С весны 1917 года в Москве, как, впрочем, и по всей стране, шли почти неумолчные митинги. От зари и до ночной темноты в центре города бушевали две митингующие толпы — одна у памятника герою Шипки генералу Скобелеву, стягивавшая со всего города рабочих и солдат, другая — у памятника Пушкину, возвышавшегося тогда в начале Тверского бульвара, — места сбора «чистой публики».

Оказавшись однажды, сразу после апрельского взрыва масс, в этой толпе сторонников Временного правительства, Рыков резко выступил против господствовавших в ней ораторов, которые поносили Советы. Толпа на миг замерла, а затем с гвалтом и улюлюканьем бросилась на выступающего. Его схватили за горло, начали душить, пытались растерзать. Случайно оказавшиеся поблизости рабочие с большим трудом вызволили потерявшего сознание Рыкова из рук озверевшей «публики». Как и полтора десятилетия назад, во время кулачно-палочного разгона саратовского Первомая, он вновь физически ощутил глубину и ярость схватки, в водовороте которой шла его жизнь.
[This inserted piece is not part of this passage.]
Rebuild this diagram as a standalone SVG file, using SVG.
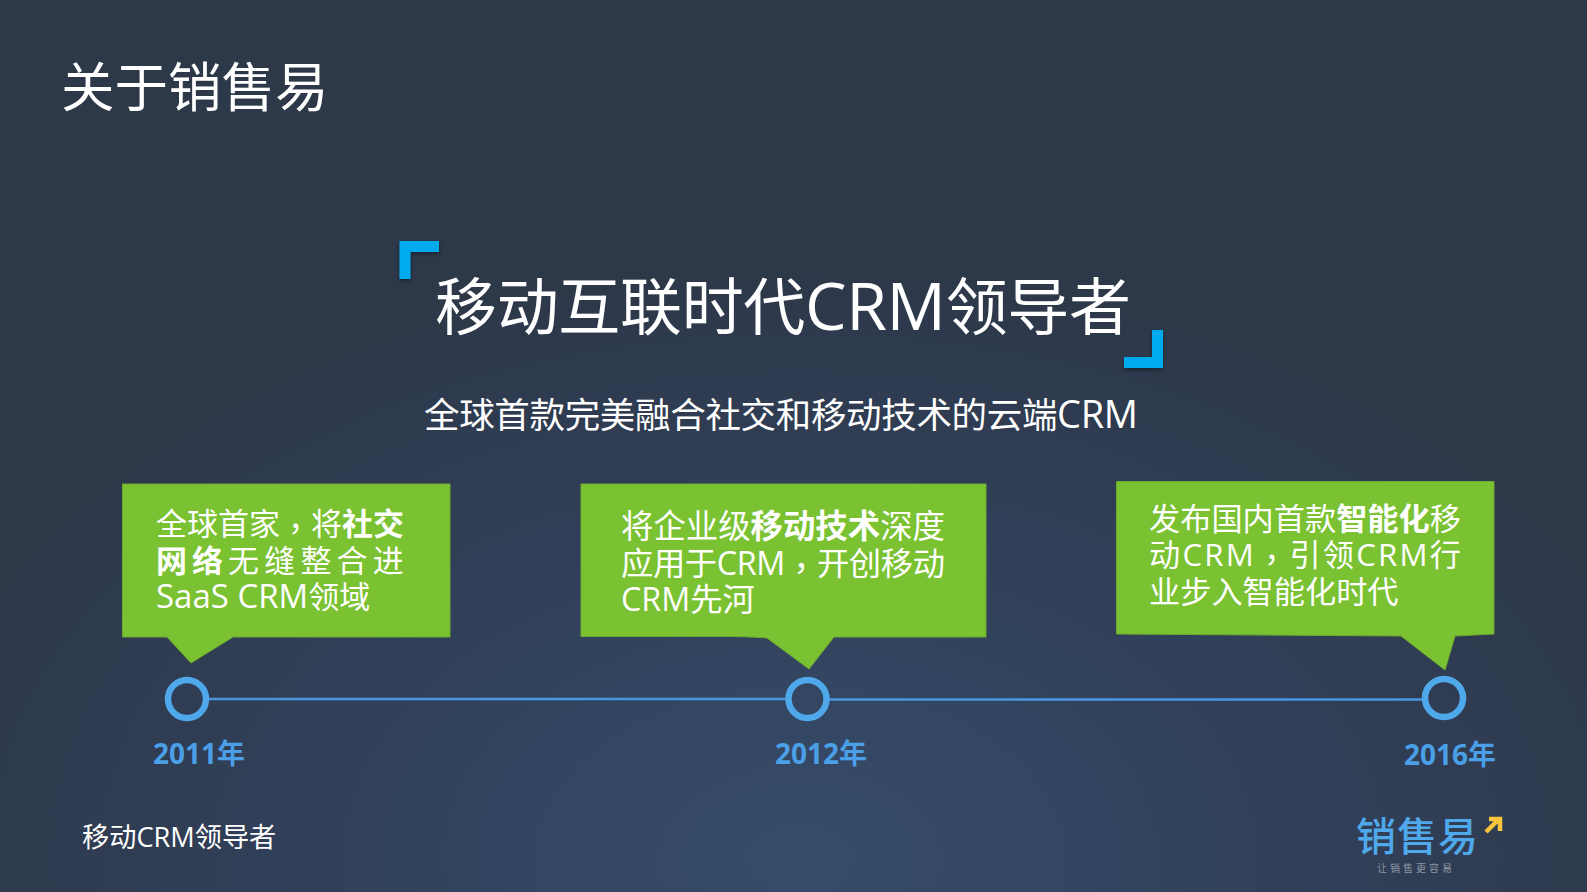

Условно говоря, один из незримых водоразделов этой схватки пролегал между Тверским бульваром и Скобелевской площадью. Она не только митинговала, но и стала революционным центром «второй столицы». Ещё в первые недели после свержения царизма стоявший напротив скобелевского памятника дом генерал-губернатора занял Московский Совет. Сюда же, в смотревшую своими окнами на площадь гостиницу «Дрезден», чуть позже, в июле, перебрались из «Капцов- ки» и руководители московских большевиков.

В следующем, 1918 году площадь получит современное название — Советская, а на месте памятника генералу поднимется обелиск свободы с символизирующей её женской фигурой. Революция по праву внесла эти коррективы: Московский Совет ко времени решающих октябрьских событий стал, по определению Ленина, «одним из первых по значению»22.